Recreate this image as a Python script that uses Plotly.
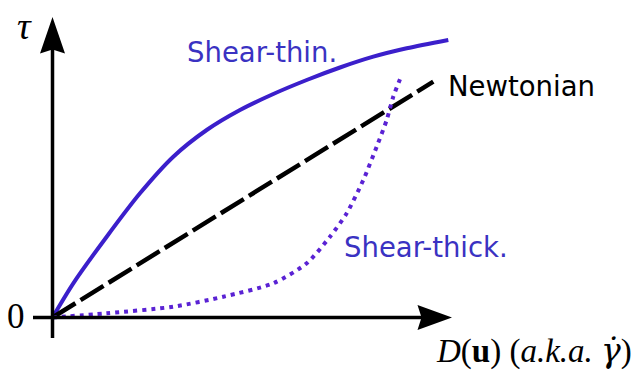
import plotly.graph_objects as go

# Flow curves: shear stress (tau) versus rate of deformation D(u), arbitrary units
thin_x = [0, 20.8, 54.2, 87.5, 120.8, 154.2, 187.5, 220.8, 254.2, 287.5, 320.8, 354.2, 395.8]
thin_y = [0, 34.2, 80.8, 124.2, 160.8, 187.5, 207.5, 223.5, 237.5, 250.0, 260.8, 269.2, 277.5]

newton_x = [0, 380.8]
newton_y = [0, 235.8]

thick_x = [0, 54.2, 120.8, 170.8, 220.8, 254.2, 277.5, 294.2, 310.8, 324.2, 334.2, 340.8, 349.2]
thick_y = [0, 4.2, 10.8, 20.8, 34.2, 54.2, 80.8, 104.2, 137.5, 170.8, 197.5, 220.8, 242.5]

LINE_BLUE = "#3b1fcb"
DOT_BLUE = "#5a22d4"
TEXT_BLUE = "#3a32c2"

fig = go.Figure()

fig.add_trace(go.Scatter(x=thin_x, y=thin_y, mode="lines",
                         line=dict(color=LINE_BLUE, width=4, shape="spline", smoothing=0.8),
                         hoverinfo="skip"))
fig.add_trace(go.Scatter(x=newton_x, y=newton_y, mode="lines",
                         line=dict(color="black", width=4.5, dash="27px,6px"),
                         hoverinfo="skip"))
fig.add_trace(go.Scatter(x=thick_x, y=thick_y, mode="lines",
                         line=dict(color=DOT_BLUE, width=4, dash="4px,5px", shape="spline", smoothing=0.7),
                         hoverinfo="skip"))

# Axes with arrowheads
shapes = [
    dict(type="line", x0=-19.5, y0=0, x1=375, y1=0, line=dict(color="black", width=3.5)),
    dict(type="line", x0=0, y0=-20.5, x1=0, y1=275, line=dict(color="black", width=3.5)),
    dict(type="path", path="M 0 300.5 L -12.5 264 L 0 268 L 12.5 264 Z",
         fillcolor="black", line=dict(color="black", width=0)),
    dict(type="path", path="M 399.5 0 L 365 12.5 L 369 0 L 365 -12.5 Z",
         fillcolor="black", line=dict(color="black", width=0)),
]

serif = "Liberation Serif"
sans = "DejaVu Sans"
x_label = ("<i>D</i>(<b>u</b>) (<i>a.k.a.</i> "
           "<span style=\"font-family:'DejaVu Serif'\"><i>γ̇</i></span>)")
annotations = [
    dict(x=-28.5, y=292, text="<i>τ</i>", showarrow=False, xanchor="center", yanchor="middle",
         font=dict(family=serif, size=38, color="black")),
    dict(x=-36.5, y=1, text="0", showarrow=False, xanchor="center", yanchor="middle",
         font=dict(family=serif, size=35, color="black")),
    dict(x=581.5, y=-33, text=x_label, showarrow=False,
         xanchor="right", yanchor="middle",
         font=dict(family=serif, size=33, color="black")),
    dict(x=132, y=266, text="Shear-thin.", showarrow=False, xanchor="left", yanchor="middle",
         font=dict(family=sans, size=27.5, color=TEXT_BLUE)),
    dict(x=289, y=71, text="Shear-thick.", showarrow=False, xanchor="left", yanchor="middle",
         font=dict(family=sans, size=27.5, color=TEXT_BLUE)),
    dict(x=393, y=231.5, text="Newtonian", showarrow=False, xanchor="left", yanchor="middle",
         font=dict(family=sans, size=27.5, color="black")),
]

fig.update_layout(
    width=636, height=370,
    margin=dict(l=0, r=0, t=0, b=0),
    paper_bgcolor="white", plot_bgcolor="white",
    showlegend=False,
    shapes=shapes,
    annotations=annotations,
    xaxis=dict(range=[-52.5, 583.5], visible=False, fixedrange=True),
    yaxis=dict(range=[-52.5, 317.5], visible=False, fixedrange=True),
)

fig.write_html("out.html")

▬▬▬▬▬▬▬▬▬▬

Written exercise :: Only the lines from the top of the data through the line with "import plotly.graph_objects as go" should be quoted, exactly and with both ends kept; skip the pictures.

Exercise output ::
Recreate this image as a Python script that uses Plotly.
import plotly.graph_objects as go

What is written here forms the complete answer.